MATERIAL FOR THIS TASK:
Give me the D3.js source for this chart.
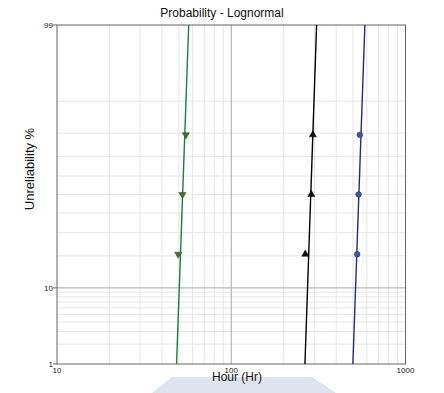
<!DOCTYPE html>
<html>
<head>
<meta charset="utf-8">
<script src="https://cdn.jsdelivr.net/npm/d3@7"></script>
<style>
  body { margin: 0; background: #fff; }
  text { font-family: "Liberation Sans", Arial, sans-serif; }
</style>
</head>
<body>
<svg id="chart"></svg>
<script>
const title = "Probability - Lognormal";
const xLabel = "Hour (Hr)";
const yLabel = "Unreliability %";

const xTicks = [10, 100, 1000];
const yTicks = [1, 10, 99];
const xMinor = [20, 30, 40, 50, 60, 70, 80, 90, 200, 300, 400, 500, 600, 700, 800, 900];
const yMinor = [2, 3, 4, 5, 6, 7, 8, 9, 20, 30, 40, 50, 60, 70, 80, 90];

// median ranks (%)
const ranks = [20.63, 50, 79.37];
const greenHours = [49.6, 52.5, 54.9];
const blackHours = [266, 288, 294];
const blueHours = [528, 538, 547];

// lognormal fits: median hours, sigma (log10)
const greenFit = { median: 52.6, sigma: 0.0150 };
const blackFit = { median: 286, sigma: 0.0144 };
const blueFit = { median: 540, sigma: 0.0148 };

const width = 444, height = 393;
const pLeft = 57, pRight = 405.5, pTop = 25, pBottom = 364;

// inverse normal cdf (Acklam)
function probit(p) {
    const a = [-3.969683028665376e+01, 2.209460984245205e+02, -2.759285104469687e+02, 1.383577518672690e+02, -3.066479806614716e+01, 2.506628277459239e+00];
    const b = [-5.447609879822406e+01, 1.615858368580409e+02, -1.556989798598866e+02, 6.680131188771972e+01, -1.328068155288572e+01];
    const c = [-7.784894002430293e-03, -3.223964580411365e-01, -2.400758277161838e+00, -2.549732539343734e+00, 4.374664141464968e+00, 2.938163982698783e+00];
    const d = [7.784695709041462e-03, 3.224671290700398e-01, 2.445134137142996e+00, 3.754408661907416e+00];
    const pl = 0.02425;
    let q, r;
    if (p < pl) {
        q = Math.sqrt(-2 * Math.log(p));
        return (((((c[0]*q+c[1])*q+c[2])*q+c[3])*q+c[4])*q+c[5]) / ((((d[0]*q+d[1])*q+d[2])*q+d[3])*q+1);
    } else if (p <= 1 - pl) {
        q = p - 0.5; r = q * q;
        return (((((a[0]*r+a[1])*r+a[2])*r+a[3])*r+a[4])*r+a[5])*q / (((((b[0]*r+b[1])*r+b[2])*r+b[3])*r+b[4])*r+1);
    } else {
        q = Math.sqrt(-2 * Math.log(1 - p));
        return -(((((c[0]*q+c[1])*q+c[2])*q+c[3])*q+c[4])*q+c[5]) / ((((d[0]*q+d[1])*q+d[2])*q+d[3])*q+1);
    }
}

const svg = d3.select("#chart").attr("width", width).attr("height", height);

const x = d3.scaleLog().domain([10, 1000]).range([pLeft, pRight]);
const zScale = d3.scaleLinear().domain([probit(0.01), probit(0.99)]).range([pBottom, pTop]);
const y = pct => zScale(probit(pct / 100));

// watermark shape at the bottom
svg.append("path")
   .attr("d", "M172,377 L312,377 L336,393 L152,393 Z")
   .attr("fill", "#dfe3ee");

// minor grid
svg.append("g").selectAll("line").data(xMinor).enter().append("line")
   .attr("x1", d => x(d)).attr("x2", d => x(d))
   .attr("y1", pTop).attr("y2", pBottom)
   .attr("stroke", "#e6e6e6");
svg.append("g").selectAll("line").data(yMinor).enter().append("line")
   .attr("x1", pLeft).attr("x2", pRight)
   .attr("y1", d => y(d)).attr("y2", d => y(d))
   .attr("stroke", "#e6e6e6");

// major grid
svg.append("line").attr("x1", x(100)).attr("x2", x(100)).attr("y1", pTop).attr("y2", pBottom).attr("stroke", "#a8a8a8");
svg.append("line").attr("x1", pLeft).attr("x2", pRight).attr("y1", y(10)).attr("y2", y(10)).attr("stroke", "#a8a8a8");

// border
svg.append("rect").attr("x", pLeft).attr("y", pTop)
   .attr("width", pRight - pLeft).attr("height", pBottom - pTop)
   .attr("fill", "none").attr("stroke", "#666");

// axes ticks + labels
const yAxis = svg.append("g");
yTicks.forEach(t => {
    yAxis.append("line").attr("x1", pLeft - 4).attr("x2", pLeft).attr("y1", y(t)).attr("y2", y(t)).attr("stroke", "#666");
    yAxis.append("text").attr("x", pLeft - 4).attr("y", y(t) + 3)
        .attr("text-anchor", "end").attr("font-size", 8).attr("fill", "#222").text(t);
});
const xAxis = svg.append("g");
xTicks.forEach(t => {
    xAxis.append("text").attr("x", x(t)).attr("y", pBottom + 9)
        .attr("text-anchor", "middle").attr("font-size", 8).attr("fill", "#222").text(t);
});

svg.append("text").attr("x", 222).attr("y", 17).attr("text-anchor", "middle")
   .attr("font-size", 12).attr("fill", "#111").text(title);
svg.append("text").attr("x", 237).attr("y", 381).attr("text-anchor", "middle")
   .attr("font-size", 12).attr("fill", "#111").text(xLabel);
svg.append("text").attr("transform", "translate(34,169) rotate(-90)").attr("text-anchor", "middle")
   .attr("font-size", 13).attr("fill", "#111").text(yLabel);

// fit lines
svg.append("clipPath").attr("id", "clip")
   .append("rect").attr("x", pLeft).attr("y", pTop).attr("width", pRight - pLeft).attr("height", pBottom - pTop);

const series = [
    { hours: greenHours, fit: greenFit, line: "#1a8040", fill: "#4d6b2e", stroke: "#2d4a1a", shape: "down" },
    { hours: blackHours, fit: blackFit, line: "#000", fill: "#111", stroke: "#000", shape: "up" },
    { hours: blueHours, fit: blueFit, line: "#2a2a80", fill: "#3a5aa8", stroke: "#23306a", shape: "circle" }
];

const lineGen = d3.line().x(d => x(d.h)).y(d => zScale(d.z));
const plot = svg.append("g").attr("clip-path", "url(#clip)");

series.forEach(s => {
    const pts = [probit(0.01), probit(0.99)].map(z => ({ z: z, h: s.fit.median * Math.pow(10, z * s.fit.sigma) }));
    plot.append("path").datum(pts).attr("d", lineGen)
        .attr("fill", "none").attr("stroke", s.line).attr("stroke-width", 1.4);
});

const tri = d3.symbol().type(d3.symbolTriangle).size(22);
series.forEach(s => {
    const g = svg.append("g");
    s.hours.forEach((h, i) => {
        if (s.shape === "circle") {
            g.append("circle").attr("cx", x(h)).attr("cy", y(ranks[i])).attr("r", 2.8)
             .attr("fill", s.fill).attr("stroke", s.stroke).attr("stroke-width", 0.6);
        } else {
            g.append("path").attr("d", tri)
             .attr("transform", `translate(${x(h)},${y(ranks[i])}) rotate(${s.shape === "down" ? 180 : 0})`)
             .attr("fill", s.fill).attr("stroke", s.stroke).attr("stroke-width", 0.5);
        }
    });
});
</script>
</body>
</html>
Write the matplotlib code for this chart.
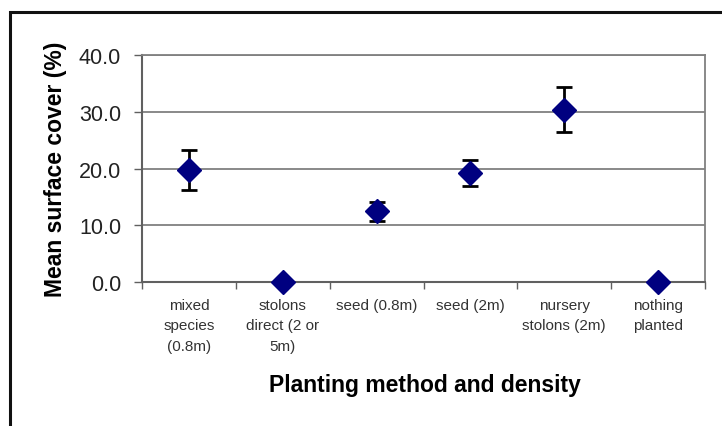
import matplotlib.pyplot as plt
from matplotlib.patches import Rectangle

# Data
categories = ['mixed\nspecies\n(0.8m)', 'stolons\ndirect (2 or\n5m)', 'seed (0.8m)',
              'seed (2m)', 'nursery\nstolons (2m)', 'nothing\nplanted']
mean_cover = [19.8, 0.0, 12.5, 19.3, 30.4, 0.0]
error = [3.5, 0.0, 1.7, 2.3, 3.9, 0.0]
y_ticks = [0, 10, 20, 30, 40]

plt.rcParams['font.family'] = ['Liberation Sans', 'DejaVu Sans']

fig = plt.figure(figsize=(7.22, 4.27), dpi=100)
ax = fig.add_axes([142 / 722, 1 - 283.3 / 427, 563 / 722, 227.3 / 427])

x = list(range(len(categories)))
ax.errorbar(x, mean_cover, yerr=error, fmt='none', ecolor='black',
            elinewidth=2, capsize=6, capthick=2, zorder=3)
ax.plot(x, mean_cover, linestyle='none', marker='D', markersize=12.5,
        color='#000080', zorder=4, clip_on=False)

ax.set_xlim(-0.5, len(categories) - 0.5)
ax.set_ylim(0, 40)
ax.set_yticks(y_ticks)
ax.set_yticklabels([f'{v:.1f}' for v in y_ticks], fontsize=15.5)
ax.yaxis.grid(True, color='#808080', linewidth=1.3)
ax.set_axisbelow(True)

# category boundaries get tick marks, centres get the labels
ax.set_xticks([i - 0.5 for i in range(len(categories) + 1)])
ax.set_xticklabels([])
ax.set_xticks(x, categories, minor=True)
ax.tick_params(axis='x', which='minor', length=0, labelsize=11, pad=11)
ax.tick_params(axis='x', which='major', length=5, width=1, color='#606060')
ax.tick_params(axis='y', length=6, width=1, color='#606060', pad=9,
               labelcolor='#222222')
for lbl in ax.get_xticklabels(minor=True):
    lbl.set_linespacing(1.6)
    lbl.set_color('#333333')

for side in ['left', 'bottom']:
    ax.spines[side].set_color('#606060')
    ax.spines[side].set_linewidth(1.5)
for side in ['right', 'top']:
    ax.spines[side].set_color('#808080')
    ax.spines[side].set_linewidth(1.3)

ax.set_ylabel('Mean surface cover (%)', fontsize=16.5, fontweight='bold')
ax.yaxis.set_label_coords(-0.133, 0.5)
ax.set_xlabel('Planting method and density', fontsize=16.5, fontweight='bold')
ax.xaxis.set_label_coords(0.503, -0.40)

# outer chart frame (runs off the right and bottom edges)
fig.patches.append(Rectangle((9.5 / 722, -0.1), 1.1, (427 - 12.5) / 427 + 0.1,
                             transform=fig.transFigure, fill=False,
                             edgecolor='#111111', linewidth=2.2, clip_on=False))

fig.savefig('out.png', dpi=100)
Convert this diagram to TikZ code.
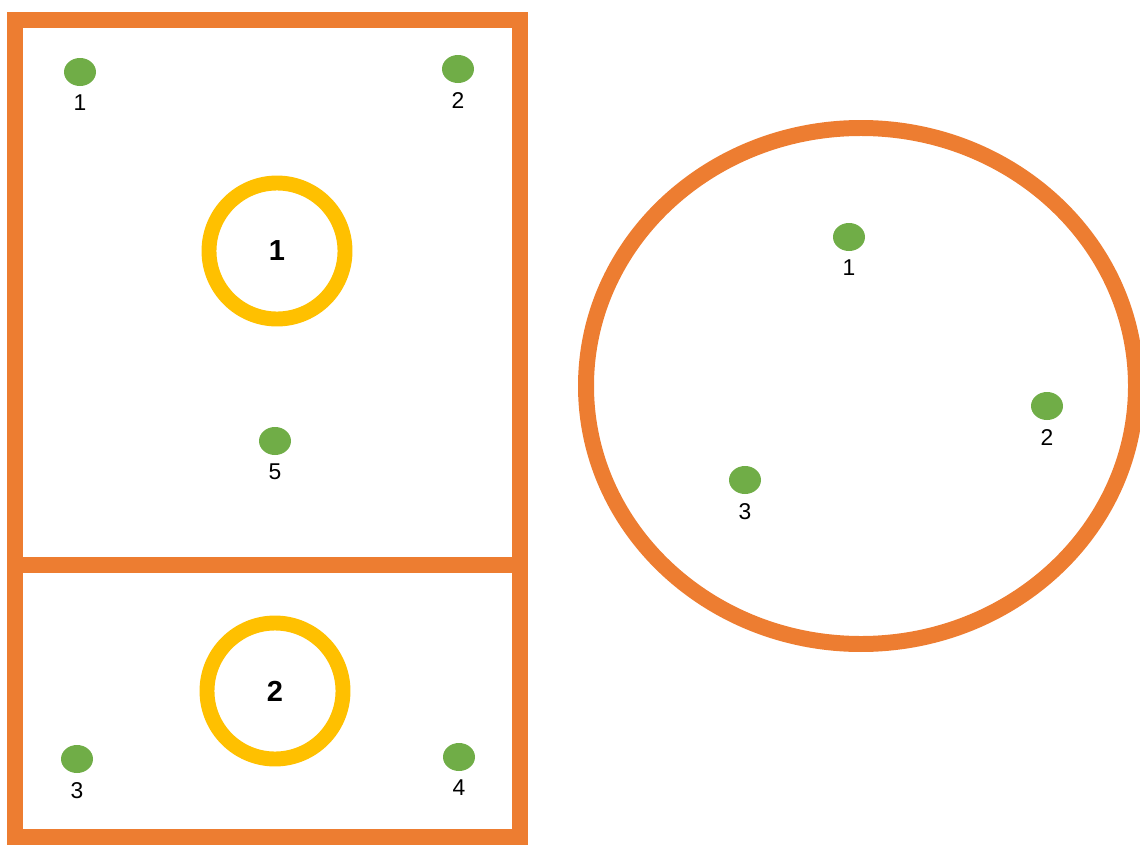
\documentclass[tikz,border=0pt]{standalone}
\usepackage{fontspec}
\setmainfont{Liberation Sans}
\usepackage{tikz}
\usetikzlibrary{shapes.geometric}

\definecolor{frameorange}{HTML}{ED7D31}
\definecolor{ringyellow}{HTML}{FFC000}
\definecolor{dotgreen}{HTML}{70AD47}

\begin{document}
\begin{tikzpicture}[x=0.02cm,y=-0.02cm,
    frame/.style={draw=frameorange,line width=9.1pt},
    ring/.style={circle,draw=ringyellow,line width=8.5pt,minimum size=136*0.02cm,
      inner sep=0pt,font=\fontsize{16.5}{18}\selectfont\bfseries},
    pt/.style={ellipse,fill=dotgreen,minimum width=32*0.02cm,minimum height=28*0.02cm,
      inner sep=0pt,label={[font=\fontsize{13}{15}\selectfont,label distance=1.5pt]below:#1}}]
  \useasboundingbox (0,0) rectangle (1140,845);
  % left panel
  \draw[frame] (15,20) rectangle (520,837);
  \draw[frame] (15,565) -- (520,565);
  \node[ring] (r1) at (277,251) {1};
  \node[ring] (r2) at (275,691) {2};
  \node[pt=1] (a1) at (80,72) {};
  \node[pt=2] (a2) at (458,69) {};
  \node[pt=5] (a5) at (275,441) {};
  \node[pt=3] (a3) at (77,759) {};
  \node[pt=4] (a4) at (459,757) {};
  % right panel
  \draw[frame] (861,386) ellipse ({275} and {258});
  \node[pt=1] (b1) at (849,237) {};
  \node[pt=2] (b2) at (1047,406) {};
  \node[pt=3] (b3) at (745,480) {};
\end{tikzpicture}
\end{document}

REQUIREMENT: Restate, line by line and word for word, everything from the top of the material through the line that contains "const pLeft = 57, pRight". Leave pictures out.

REPLY TO THE EXERCISE:
Give me the D3.js source for this chart.
<!DOCTYPE html>
<html>
<head>
<meta charset="utf-8">
<script src="https://cdn.jsdelivr.net/npm/d3@7"></script>
<style>
  body { margin: 0; background: #fff; }
  text { font-family: "Liberation Sans", Arial, sans-serif; }
</style>
</head>
<body>
<svg id="chart"></svg>
<script>
const title = "Probability - Lognormal";
const xLabel = "Hour (Hr)";
const yLabel = "Unreliability %";

const xTicks = [10, 100, 1000];
const yTicks = [1, 10, 99];
const xMinor = [20, 30, 40, 50, 60, 70, 80, 90, 200, 300, 400, 500, 600, 700, 800, 900];
const yMinor = [2, 3, 4, 5, 6, 7, 8, 9, 20, 30, 40, 50, 60, 70, 80, 90];

// median ranks (%)
const ranks = [20.63, 50, 79.37];
const greenHours = [49.6, 52.5, 54.9];
const blackHours = [266, 288, 294];
const blueHours = [528, 538, 547];

// lognormal fits: median hours, sigma (log10)
const greenFit = { median: 52.6, sigma: 0.0150 };
const blackFit = { median: 286, sigma: 0.0144 };
const blueFit = { median: 540, sigma: 0.0148 };

const width = 444, height = 393;
const pLeft = 57, pRight = 405.5, pTop = 25, pBottom = 364;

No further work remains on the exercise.